Charts and diagrams as code
#####
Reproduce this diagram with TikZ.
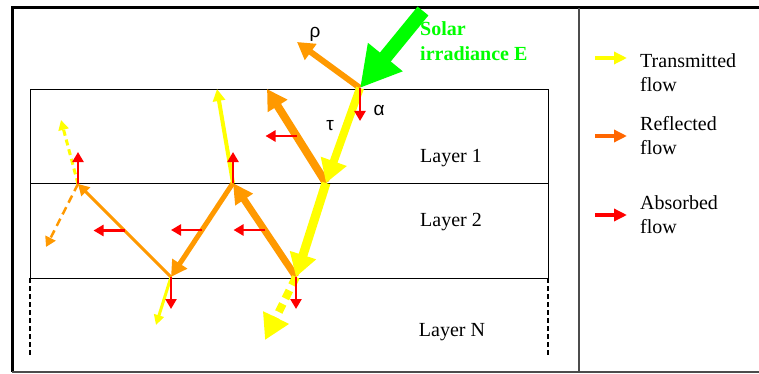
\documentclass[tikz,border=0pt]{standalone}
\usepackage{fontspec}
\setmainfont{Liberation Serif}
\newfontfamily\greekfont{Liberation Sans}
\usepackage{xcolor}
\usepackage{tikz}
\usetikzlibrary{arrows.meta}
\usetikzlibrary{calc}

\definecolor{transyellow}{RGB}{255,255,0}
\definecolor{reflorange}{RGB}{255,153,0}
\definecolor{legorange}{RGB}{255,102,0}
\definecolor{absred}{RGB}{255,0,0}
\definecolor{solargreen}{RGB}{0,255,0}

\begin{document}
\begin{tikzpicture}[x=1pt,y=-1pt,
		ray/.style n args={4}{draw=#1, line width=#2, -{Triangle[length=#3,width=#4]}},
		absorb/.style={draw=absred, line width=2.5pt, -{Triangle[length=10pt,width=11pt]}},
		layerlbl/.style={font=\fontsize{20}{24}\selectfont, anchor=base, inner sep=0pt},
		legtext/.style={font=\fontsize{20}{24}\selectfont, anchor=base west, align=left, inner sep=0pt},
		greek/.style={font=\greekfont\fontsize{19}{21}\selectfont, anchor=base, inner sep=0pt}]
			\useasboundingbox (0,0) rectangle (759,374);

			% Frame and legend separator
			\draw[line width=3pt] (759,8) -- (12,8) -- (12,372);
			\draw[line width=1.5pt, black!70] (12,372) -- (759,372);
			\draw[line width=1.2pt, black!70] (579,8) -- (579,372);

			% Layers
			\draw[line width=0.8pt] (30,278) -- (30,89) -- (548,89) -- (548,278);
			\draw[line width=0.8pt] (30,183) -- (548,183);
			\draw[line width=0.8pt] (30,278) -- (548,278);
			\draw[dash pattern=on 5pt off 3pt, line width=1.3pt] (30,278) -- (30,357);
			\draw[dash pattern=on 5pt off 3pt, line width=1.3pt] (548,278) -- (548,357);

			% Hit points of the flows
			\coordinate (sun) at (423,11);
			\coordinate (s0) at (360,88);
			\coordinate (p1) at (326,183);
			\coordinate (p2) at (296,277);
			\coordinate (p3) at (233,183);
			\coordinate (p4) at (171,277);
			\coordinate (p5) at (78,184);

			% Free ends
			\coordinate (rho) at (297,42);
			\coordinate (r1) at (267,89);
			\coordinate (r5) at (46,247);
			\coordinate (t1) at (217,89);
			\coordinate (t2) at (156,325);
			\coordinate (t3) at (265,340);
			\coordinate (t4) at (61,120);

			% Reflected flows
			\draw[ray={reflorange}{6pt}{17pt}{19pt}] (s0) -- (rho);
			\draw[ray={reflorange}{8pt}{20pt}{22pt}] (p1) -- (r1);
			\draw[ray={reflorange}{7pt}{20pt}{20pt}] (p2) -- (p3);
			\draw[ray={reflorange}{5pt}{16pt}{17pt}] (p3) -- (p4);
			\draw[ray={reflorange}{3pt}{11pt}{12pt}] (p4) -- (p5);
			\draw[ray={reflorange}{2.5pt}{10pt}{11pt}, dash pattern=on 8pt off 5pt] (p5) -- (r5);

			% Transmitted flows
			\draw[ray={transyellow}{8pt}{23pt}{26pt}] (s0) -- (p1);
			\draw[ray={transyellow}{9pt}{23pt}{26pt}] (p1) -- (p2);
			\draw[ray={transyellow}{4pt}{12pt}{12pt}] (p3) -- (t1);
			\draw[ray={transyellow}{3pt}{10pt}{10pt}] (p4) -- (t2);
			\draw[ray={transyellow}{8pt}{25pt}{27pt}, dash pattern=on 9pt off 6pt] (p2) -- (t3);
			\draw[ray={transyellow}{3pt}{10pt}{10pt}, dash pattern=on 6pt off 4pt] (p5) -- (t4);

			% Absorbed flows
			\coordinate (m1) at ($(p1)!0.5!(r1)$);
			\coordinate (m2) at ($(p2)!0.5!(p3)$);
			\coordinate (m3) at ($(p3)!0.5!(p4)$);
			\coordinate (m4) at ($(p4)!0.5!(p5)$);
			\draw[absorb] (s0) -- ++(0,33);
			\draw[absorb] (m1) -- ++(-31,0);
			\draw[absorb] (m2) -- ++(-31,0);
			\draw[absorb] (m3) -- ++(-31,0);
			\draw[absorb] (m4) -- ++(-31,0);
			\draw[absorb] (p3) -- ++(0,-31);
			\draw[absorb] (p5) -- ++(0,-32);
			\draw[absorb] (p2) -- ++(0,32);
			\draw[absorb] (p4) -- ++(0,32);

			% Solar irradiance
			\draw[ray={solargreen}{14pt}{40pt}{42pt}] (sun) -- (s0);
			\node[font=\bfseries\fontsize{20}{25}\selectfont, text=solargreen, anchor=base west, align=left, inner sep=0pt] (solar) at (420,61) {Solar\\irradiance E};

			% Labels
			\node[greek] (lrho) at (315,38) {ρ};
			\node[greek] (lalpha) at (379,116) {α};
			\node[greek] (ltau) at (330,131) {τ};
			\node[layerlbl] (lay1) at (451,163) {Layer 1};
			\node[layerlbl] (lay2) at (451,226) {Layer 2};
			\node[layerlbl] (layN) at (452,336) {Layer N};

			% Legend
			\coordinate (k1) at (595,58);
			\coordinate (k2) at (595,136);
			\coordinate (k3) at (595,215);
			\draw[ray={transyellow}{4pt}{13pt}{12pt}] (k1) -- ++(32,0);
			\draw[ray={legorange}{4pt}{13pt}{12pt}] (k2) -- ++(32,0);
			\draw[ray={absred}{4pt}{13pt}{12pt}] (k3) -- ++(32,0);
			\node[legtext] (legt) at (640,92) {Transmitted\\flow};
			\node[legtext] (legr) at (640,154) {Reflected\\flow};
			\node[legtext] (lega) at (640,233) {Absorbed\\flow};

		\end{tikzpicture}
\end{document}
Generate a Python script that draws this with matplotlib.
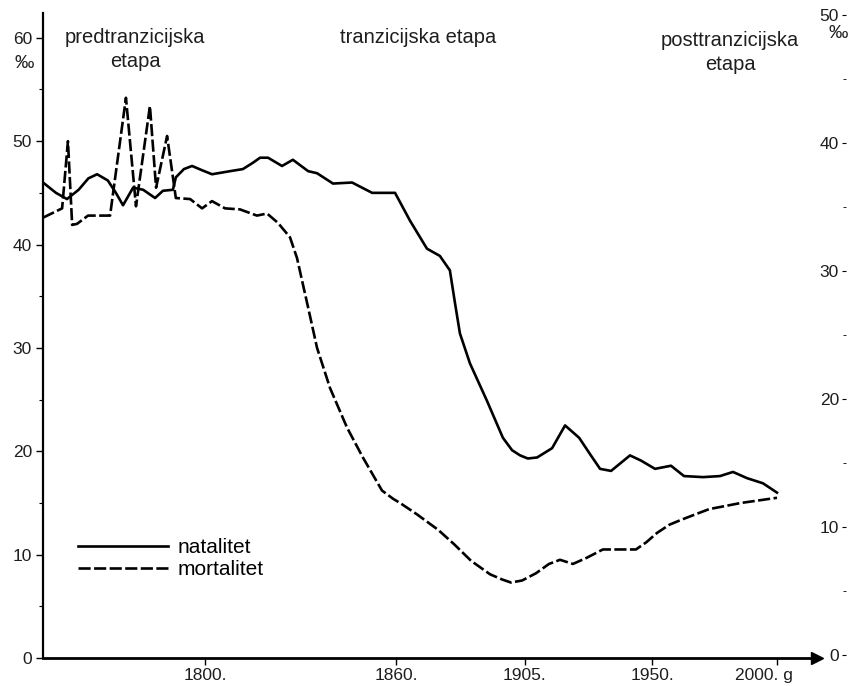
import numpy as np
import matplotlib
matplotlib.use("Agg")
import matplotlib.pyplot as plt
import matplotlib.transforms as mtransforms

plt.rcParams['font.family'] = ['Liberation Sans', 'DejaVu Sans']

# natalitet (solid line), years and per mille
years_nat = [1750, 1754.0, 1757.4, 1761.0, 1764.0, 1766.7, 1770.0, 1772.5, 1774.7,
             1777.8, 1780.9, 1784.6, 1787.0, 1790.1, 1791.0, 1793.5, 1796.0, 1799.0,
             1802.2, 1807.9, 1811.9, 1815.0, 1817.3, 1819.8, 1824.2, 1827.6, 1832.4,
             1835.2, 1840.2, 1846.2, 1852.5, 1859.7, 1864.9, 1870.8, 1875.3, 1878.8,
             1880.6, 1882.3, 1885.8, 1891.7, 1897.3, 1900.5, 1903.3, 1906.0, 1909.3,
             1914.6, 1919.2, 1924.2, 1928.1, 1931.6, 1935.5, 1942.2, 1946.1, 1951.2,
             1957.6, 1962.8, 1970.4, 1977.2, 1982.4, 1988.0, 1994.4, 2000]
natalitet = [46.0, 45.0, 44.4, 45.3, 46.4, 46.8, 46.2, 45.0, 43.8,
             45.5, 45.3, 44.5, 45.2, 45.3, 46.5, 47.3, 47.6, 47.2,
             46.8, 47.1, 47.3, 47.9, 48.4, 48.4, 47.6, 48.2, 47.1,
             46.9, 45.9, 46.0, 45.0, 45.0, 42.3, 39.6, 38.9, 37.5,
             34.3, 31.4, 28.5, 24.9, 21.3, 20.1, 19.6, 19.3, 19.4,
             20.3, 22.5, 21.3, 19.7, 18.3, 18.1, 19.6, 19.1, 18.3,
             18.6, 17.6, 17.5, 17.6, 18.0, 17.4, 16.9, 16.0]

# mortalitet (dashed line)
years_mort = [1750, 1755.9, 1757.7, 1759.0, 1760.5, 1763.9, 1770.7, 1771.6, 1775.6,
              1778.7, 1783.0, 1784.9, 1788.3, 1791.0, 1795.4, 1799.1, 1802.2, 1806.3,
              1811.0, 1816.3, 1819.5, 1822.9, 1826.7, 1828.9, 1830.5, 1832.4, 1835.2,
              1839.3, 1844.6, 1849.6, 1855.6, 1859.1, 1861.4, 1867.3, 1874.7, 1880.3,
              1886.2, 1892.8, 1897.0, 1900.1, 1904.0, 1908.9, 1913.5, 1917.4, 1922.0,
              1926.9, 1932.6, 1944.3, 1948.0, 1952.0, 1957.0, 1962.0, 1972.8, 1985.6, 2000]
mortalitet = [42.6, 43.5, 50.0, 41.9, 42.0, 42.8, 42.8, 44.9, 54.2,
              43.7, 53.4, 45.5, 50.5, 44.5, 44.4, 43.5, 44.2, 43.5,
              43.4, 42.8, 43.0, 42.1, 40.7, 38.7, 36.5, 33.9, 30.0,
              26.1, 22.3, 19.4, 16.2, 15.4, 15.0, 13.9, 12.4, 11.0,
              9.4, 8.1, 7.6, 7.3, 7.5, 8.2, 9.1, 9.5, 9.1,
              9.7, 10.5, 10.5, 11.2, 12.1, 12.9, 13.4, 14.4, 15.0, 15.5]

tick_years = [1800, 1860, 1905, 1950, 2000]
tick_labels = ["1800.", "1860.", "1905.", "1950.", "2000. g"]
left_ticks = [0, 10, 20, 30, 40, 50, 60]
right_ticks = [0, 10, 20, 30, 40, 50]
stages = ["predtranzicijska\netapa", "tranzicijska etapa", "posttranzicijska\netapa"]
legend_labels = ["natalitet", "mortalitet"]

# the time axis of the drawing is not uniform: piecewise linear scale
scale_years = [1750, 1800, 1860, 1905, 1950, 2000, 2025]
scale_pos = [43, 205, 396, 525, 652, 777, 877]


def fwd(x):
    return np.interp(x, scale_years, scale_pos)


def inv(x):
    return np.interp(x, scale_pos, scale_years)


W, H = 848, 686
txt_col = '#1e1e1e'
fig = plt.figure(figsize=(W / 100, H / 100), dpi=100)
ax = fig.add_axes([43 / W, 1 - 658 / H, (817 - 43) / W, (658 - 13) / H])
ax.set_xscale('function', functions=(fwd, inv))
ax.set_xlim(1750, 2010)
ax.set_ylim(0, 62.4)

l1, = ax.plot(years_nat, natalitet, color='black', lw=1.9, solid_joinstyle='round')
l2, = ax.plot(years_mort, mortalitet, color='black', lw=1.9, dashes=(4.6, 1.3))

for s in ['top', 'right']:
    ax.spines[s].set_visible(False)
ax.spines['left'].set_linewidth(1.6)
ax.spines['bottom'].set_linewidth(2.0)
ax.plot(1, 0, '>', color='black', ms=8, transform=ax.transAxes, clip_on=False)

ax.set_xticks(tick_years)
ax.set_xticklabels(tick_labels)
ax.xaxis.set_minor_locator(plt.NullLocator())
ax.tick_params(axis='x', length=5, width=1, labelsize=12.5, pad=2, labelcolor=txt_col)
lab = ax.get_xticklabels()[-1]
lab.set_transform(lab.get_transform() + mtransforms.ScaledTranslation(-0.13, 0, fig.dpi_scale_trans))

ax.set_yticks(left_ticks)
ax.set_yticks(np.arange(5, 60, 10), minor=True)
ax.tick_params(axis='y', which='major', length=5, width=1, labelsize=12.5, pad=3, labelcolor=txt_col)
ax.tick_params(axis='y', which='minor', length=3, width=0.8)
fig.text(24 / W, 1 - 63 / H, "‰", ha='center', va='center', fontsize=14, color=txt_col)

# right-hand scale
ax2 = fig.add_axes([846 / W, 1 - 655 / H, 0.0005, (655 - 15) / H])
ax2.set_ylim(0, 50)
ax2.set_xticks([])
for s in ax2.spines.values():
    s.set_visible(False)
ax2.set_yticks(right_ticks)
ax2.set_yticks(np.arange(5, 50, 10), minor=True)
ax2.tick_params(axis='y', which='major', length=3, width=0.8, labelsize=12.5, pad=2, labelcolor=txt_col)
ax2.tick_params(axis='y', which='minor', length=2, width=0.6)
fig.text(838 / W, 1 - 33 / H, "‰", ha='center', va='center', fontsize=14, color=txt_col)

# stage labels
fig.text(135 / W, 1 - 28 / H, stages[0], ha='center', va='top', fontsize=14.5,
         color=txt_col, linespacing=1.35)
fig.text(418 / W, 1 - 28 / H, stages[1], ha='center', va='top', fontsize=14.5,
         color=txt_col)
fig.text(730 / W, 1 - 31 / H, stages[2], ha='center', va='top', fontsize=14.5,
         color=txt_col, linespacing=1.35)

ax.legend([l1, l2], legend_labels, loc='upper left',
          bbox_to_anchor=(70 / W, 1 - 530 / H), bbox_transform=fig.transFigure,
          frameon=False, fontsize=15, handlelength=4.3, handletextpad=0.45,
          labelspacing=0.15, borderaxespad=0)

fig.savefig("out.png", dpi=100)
#####
Exercise
Nothing but the lines from the one with "Generate a Python" through the one with "plt.rcParams['font.family'] = ['Liberation" should be copied, word for word. Pictures are left out.

Solution to the problem
Generate a Python script that draws this with matplotlib.
import numpy as np
import matplotlib
matplotlib.use("Agg")
import matplotlib.pyplot as plt
import matplotlib.transforms as mtransforms

plt.rcParams['font.family'] = ['Liberation Sans', 'DejaVu Sans']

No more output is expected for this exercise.